Coming to Kansas City from Massachusetts one of my earliest moments of adjustment was to the way shop clerks normally speak to people. I literally stood dumbfounded the first time a person at a bakery or coffee shop asked me what I needed. I was used to, “May I help you?” I was used to, “What would you like?” And, I stepped in front of the counter about to order a coffee and a cookie and was asked, “What do you need?” It was like I had been asked what the meaning of life was. It was like being asked if I had proof of God’s existence. I walked in through the door of the shop wanting a cookie and a small coffee, a feel good pick-me-up of sugar and caffeine in the afternoon, and then I was asked, “What do you need?” Was I being accused? Was I being judged? I was tempted to reply, “You know, I don’t actually need either the cookie or the coffee. These are not things I need. In fact, this is a moment of simple luxury. I desire that cookie. I covet that coffee. I yearn and pine and hanker, but by no means do I need them.” Of course, I didn’t say any of this. “May I please have a cup of coffee and one of those cookies?” I said.
I am not an enlightened bodhisattva. In my life there are things that I desire. That I want. I like to think that all my desires are only for things that are good, that my desires are enlightened, and that I want only things that are good for me and for others. But I know that self-deception rides shotgun to desire.
Near the turning of the New Year all of the members of this church community will receive a letter from me. Part of the letter will include a list of things that I desire not from you, but for you.
I desire for each person here a regular spiritual practice for sustenance and renewal [to borrow language from one of my colleagues] and that leads to a grateful heart and an expansive capacity for compassion and love.
I desire for each person here to develop a sense of their own ministry, and the ability to say, “In my life I feel called to do and to be. I feel empowered and equipped and supported by my church to live this calling.”
I desire that each person comes to feel that participation in this church community assists them in discovering their own spiritual practice and their own ministry.

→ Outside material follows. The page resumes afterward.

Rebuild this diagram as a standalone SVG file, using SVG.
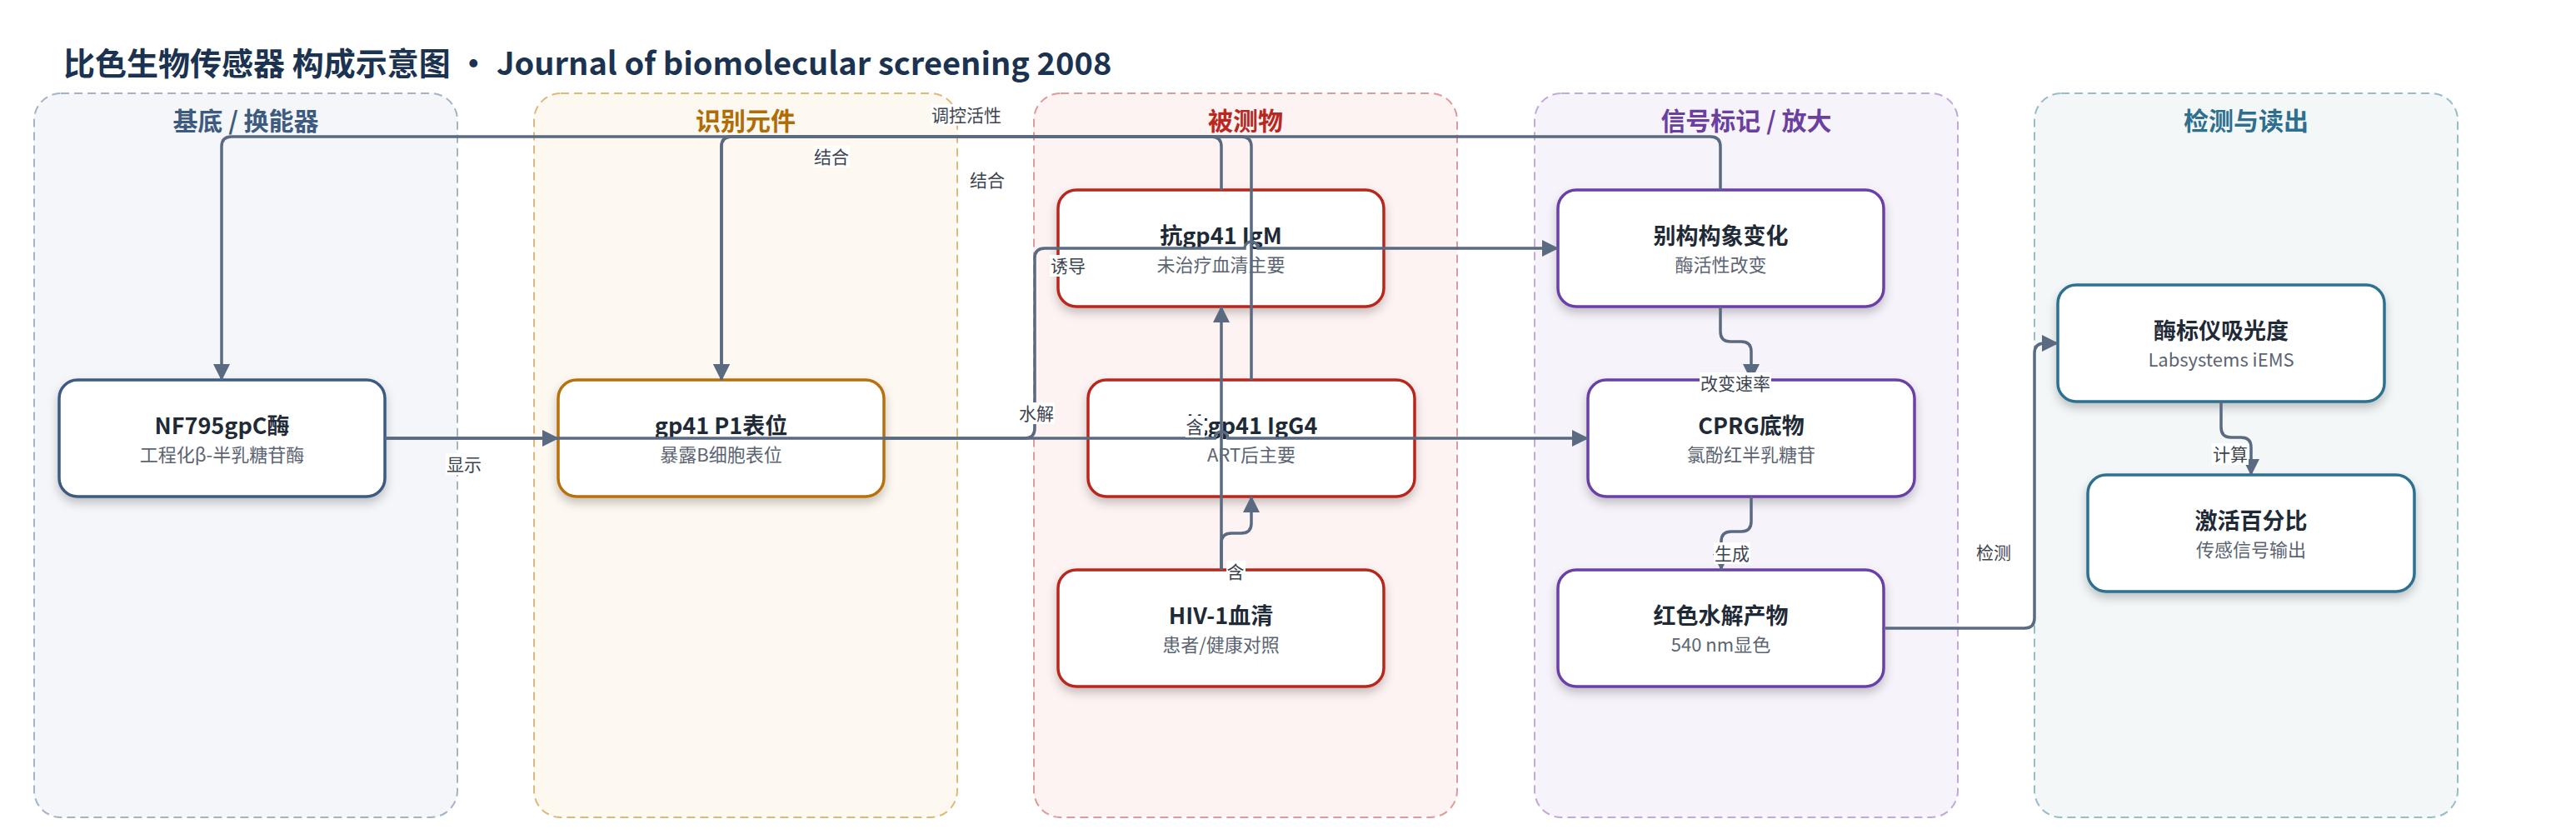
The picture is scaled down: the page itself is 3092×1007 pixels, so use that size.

Finally, I desire that each person here makes good use of the greatest gift this church has to offer. That gift is each other. I desire that we stretch in our sense of connectedness and that we find in one another abundant blessings and gifts. I actually propose that we act out this reality by speaking with those who we do not know, by calling people in our directory with whom we are unfamiliar and saying, “We are of the same church and I don’t know you. I would like to know you.”
I believe these desires are well-intentioned, reasonable, and benevolent. And this leads me to my final point. While introspection, seeking to fully understand and grasp the nature of our desire, is an exercise that can lead us to insight and wisdom, we also need to live. Our living is circumscribed by our desires. As we examine what it is we want, let us not forget also to be who we are… or to do what we can. Amen.